Sans intention explicative, ce cinéma-là vise à rendre compte des virtualités psychiques que la folie déploie, car : « Comment un délire commence-t-il ? Il se peut que le cinéma soit apte à saisir le mouvement de la folie, précisément parce qu’il n’est pas analytique et régressif, mais explore un champ global de coexistence » écrivent Deleuze et Guattari dans L’Anti-Œdipe qui est la référence organisatrice de l’ouvrage de Jean-Claude Polack. Tous les films analysés, c’est à dire le cinéma qui intéresse l’auteur, sont des œuvres où la créativité se manifeste dans « des strates d’expression non encore mises en coup réglée par l’institution familiale, la langue, les divisions du travail et du sexe (…) indépendants de l’ordre signifiant, des logiques narratives ».
Le rapprochement entre rêve et cinéma a fait l’objet de nombreux travaux. Jean-Claude Polack fait l’hypothèse d’une proximité fonctionnelle du dispositif cinématographique et de l’appareil psychique. Mais, après Freud qui a vu l’analogie entre rêve et film, les oeuvres choisies par Jean-Claude Polack évoquent un inconscient d’avant l’inconscient freudien. Le film ne révèle pas l’infantile et le refoulé, mais « témoigne avec éclat d’une autre manière hitchcockienne – mutante, anoedipienne – d’explorer le désir ». Ce cinéma-là explore l’indicible, le monde des objets partiels, des corps fragmentés, des espaces-temps dissous, du rhizome d’affects, marqué par les modulations des points de vue, les fissures et les décalages des modes narratifs qui suivent un agencement singulier pour chaque cinéaste, mais qui ont tous à voir avec les « machinismes désirants ». D’un film de Kubrick - mais cela peut s’appliquer à d’autres films - Jean-Claude Polack dit qu’il expérimente une « pensée cinéma », aux confins de la clinique psychopathologique, combinant « les investissements sociaux du désir avec les machinismes élémentaires de la vie pulsionnelle ».
L’ouvrage s’inscrit aussi dans un engagement politique.
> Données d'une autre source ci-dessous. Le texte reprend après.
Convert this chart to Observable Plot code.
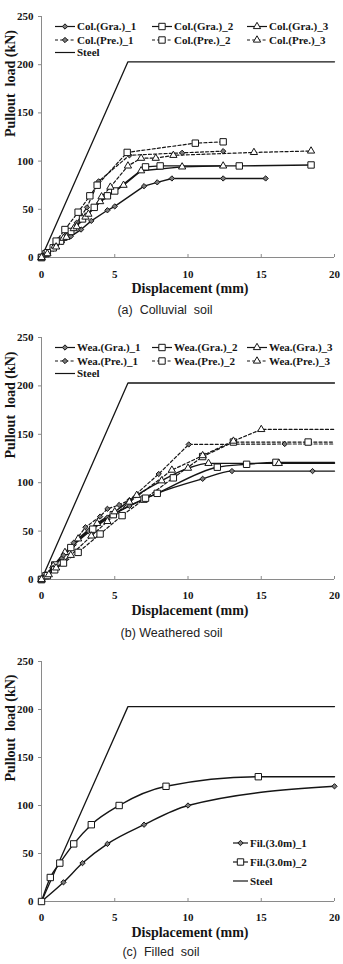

L’auteur montre comment les images cinématographies sont asservies au marché capitaliste, mais aussi comment dans la création cinématographique de certains artistes elles deviennent subversives, montrent l’envers des valeurs dominantes, idéologiques et névrotiques, dans une résistance à « l’expansion d’une aliénation planétaire ».
Le livre est d’une belle écriture, même si la référence deleuzienne et guattarienne en rend parfois l’accès difficile, le style pouvant paraître jargonnant pour celui qui n’est pas familier avec cet univers théorique. Inspiré et soutenu par la grande culture cinématographie et l’expérience très riche de la psychose de l’auteur, l’ouvrage a pour le lecteur un double intérêt. D’abord, il offre une possibilité de se familiariser avec la théorie de Deleuze et Guattari à travers cette articulation avec le cinéma, qui en facilite peut-être l’accès. Ensuite, Jean-Claude Polack nous fait entrer dans le monde du cinéma et revoir un certain nombre de films avec un éclairage qui en renouvelle et en approfondit la compréhension.